We can’t afford austerity any longer


Ever wondered whatever happened to the UK budget deficit? No, me neither - until recently that is.

Just to explain, a budget deficit happens when what the government spends is more than it collects in tax revenues. This means a build-up of public sector debt.

I won’t bore you with all the figures and trends but the headline is that while the amount of borrowing has been falling, it currently stands at £45 billion and is forecast to increase to £58 billion next year.

In other words, any ‘savings’ gained from cutting back public spending in the last few years will be wiped out. But let’s face it, austerity is entirely incidental to tackling the deficit.

The successive wave of cuts we’ve suffered for nearly a decade haven’t been about “living within our means”. The aim is to roll back the public sector resurgence that happened under Tony Blair and Gordon Brown.

It’s not all some abstract economic concept either; austerity has real-life implications that touch all of us.

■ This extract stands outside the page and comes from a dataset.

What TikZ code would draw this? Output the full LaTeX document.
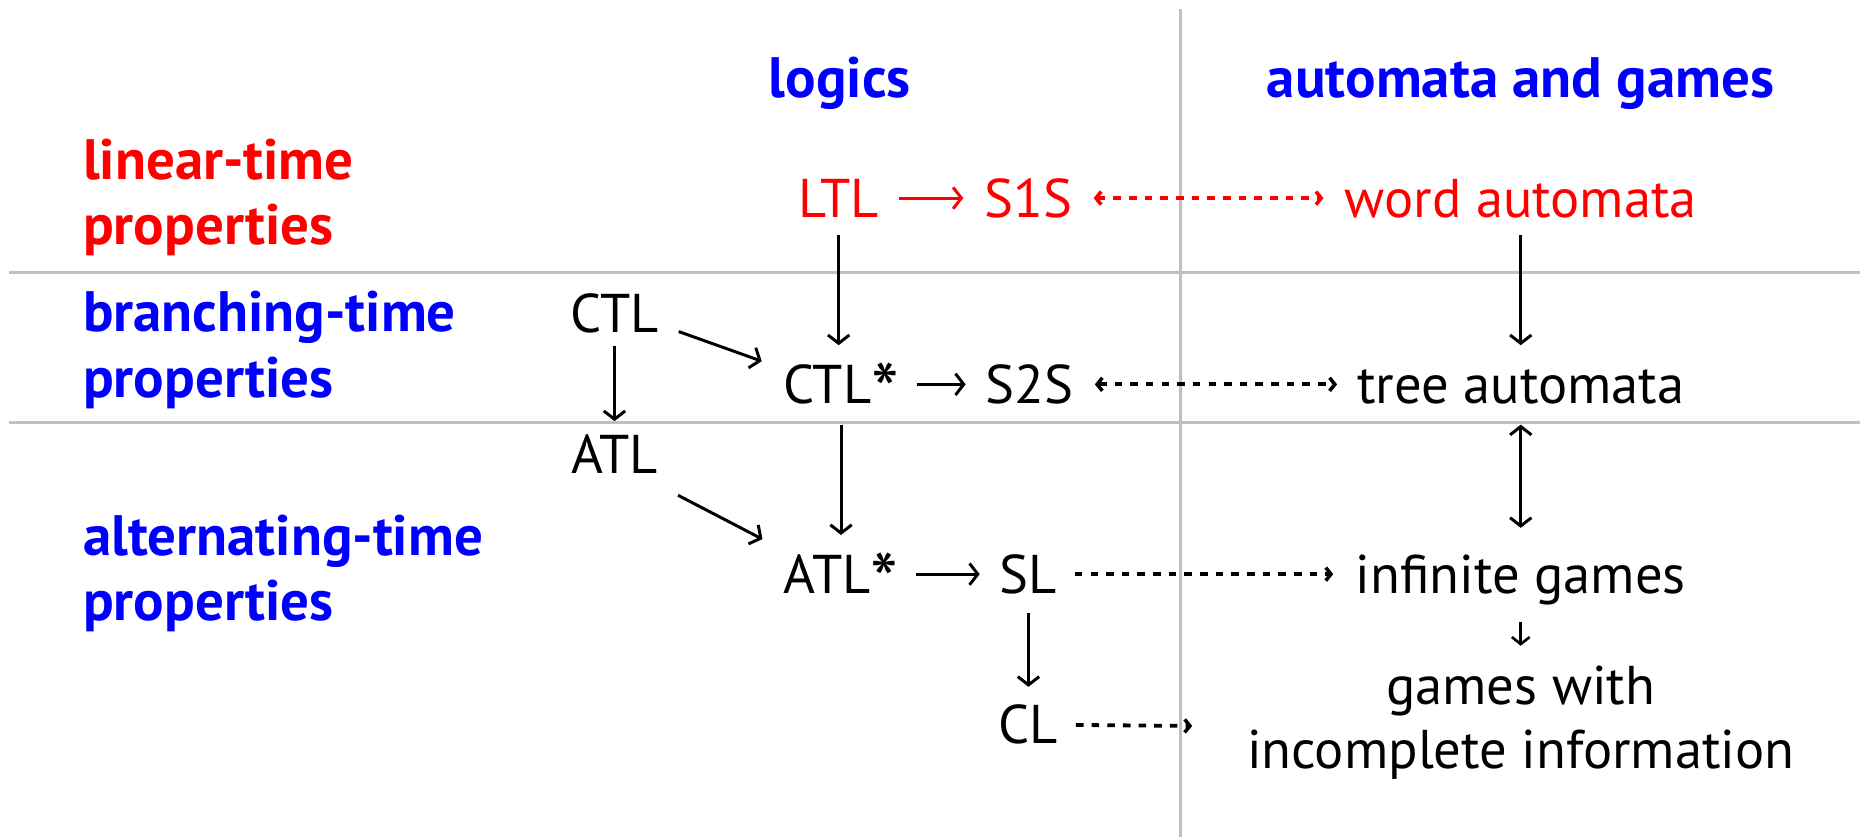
\documentclass[tikz,border=0pt]{standalone}
\usepackage{fontspec}
\setmainfont{PT Sans}
\usetikzlibrary{arrows.meta,calc}
\definecolor{gridgrey}{RGB}{192,192,192}
\definecolor{hblue}{RGB}{0,0,255}
\definecolor{hred}{RGB}{255,0,0}
\newcommand{\bigast}{\raisebox{-0.3em}{\scalebox{1.45}{*}}}
\tikzset{
  lbl/.style={inner sep=0pt, outer sep=0pt, anchor=base, font=\fontsize{23}{27}\selectfont, text height=16pt, text depth=0pt},
  head/.style={inner sep=0pt, outer sep=0pt, font=\bfseries\fontsize{24}{27.8}\selectfont, text=hblue},
  gridline/.style={draw=gridgrey, line width=1.3pt},
  solidarr/.style={line width=1.25pt, -{Straight Barb[length=3.5pt,width=9pt,line width=1.25pt]}},
  dasharr/.style={line width=1.6pt, dash pattern=on 3.2pt off 3.4pt, -{Straight Barb[length=2.2pt,width=5.5pt,line width=1.5pt]}},
  dasharrb/.style={line width=1.6pt, dash pattern=on 3.2pt off 3.4pt, {Straight Barb[length=2.2pt,width=5.5pt,line width=1.5pt]}-{Straight Barb[length=2.2pt,width=5.5pt,line width=1.5pt]}},
  bothsolid/.style={line width=1.25pt, {Straight Barb[length=3.5pt,width=9pt,line width=1.25pt]}-{Straight Barb[length=3.5pt,width=9pt,line width=1.25pt]}},
  tinyarr/.style={line width=1.1pt, -{Straight Barb[length=3pt,width=7.5pt,line width=1.1pt]}},
}
\begin{document}
\begin{tikzpicture}[x=0.5pt,y=-0.5pt]
\useasboundingbox (0,0) rectangle (1568,706);
% grid lines
\draw[gridline] (995,8) -- (995,706);
\draw[gridline] (8,230) -- (1568,230);
\draw[gridline] (8,356) -- (1568,356);
% headings
\node[head, anchor=base] (hlog) at (708,82) {logics};
\node[head, anchor=base] (haut) at (1282,82) {automata and games};
\node[head, anchor=base west, align=left, text=hred] (hlin) at (70,206.5) {linear-time\\properties};
\node[head, anchor=base west, align=left] (hbra) at (70,335) {branching-time\\properties};
\node[head, anchor=base west, align=left] (halt) at (70,523.5) {alternating-time\\properties};
% nodes
\node[lbl, text=hred] (ltl) at (707,183) {LTL};
\node[lbl, text=hred] (s1s) at (867,183) {S1S};
\node[lbl, text=hred] (word) at (1282,183) {word automata};
\node[lbl] (ctl) at (518,280) {CTL};
\node[lbl] (ctls) at (709,340) {CTL\bigast};
\node[lbl] (s2s) at (868,340) {S2S};
\node[lbl] (tree) at (1282,340) {tree automata};
\node[lbl] (atl) at (518,399) {ATL};
\node[lbl] (atls) at (709,500) {ATL\bigast};
\node[lbl] (sl) at (867,500) {SL};
\node[lbl] (inf) at (1282,500) {infinite games};
\node[lbl] (cl) at (867,627) {CL};
\node[inner sep=0pt, outer sep=0pt, anchor=base, align=center, font=\fontsize{23}{27}\selectfont] (gwi) at (1282,648) {games with\\incomplete information};
\coordinate (clend) at (1005,612);
% connectors
\draw[solidarr, draw=hred, shorten <=8.5pt, shorten >=9pt] (ltl.east) -- (s1s.west);
\draw[dasharrb, draw=hred, shorten <=9pt, shorten >=9pt] (s1s.east) -- (word.west);
\draw[solidarr, shorten <=7.5pt, shorten >=8.5pt] (ltl.south) -- (ltl.south |- ctls.north);
\draw[solidarr, shorten <=7.5pt, shorten >=8.5pt] (word.south) -- (tree.north);
\draw[solidarr] ([shift={(17,15.5)}]ctl.east) -- ([shift={(-18,-19.5)}]ctls.west);
\draw[solidarr, shorten <=6pt, shorten >=6pt] (ctl.south) -- (atl.north);
\draw[solidarr, shorten <=7.5pt, shorten >=8.5pt] (ctls.east) -- (s2s.west);
\draw[dasharrb, shorten <=9pt, shorten >=8.5pt] (s2s.east) -- (tree.west);
\draw[solidarr, shorten <=9pt, shorten >=8.5pt] (ctls.south) -- (atls.north);
\draw[bothsolid, shorten <=9pt, shorten >=11.5pt] (tree.south) -- (inf.north);
\draw[solidarr] ([shift={(17,34.5)}]atl.east) -- ([shift={(-18,-29.5)}]atls.west);
\draw[solidarr, shorten <=7.5pt, shorten >=8.5pt] (atls.east) -- (sl.west);
\draw[dasharr, shorten <=7.5pt, shorten >=9.5pt] (sl.east) -- (inf.west);
\draw[solidarr, shorten <=8.5pt, shorten >=8pt] (sl.south) -- (sl.south |- cl.north);
\draw[tinyarr, shorten <=12pt, shorten >=8.5pt] (inf.south) -- (inf.south |- gwi.north);
\draw[dasharr, shorten <=7.5pt] (cl.east) -- (clend);
\end{tikzpicture}
\end{document}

Health spending went up by an average of £5 billion a year from 1997 to 2010. Since then the increase has been halved. The effect of this dominates the headlines every day.

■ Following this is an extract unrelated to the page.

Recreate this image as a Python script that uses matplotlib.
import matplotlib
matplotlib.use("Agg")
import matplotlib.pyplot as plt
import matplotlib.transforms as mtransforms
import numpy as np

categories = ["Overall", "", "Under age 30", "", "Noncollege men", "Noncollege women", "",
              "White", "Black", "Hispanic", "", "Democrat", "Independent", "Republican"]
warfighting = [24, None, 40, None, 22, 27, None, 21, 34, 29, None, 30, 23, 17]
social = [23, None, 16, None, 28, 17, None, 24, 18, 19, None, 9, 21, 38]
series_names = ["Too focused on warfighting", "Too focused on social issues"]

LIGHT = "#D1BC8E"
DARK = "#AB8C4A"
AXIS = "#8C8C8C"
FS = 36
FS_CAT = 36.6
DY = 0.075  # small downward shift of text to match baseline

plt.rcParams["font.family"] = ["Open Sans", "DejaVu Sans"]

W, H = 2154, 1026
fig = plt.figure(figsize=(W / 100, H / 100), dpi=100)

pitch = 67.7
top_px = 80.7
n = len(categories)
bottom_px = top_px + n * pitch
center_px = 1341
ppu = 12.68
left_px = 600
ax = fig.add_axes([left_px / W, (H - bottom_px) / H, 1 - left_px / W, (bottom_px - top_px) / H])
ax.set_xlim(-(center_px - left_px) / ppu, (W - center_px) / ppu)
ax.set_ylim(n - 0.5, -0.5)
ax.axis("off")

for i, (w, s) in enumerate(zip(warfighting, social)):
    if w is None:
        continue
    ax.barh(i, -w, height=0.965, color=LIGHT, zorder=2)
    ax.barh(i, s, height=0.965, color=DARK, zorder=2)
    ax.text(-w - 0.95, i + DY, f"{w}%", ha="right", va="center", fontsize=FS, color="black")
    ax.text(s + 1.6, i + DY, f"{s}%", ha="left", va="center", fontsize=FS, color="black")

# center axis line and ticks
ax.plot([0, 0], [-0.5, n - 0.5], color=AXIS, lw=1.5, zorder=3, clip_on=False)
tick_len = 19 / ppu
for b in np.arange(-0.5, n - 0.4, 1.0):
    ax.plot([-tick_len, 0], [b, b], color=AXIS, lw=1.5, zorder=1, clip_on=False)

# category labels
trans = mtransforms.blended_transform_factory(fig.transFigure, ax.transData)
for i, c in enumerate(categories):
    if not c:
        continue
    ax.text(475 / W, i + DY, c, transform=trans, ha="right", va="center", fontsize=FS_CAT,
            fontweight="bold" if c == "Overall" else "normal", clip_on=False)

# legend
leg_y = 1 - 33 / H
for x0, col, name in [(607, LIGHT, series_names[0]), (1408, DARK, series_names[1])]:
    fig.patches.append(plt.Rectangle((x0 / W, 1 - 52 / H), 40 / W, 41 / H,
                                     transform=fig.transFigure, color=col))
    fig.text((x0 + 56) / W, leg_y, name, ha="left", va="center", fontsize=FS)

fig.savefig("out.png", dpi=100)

UK defence spending has dropped by a third since 2010. On top of that, when the nation was still reeling over last year’s terrorist attacks, the Home Office fessed up to a drop of 19,000 in police numbers for England and Wales.

Local authorities, public services and agencies has been systematically starved of resources as a matter of national policy.

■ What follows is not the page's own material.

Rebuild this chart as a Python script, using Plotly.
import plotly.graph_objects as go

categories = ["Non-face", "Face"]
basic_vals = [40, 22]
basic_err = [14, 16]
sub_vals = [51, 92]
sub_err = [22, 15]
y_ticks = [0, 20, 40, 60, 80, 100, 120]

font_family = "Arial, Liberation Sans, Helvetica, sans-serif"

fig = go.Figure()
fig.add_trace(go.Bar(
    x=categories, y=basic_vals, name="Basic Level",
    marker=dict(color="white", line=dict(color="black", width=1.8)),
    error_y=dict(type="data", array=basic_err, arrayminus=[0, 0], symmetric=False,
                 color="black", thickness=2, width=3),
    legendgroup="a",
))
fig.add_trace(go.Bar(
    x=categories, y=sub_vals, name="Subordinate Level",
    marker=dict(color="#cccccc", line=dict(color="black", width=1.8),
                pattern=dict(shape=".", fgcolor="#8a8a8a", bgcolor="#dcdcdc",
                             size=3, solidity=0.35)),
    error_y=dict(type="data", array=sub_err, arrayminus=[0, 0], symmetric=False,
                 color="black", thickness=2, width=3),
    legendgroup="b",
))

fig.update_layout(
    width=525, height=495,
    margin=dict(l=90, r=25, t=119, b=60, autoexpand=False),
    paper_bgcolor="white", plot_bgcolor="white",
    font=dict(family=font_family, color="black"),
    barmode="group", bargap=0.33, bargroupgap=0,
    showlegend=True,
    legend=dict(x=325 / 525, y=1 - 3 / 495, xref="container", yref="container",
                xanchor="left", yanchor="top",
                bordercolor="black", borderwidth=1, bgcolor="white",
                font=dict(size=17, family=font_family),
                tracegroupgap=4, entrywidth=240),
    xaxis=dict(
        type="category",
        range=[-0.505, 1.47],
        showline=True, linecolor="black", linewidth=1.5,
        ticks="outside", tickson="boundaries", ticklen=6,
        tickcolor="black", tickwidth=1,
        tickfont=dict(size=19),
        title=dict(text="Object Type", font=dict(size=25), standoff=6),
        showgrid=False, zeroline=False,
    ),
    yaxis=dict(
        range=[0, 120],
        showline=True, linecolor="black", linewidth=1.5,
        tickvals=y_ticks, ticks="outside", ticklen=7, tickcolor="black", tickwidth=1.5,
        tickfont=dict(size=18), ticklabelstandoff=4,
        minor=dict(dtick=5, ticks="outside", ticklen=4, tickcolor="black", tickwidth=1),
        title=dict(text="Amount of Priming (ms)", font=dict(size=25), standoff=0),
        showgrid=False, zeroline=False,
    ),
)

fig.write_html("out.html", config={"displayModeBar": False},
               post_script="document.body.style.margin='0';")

That’s why you see weeds growing out of kerbstones. That’s why we have potholes. That’s why we have foodbanks. That’s why ambulances can’t make target times and A&E units are in crisis.

The last few years has seen negligible wage growth, stealthy state privatisation and a boom in the so-called the gig economy.

If you watched a recent party political broadcast in which a soft-focus prime minister promised great things for Wales (but not a tidal lagoon) you probably came away with the impression that there’s no alternative to continued purse-tightening.

The funny thing though is that I’ve been reading about how Portugal abandoned austerity a couple of years ago, following a change of government. They ditched the planned programme of cutbacks and massively boosted public spending instead.

Since then they’ve seen modest but sustained economic growth plus jumps in corporate investment and tax income. And guess what; their national deficit has more than halved.

It’s become clever to describe the process of cutting back on services as “working smarter”. I’m starting to think however that the smart move is to not only recognise that austerity is a scam but keep saying it as loudly as possible.

This coming Saturday morning will see an event in Swansea’s Castle Square where a number of speakers will be doing just that. I may just go along myself.

As someone once said, change comes from the top but it begins at the base – and the truth is that we can’t afford austerity any longer.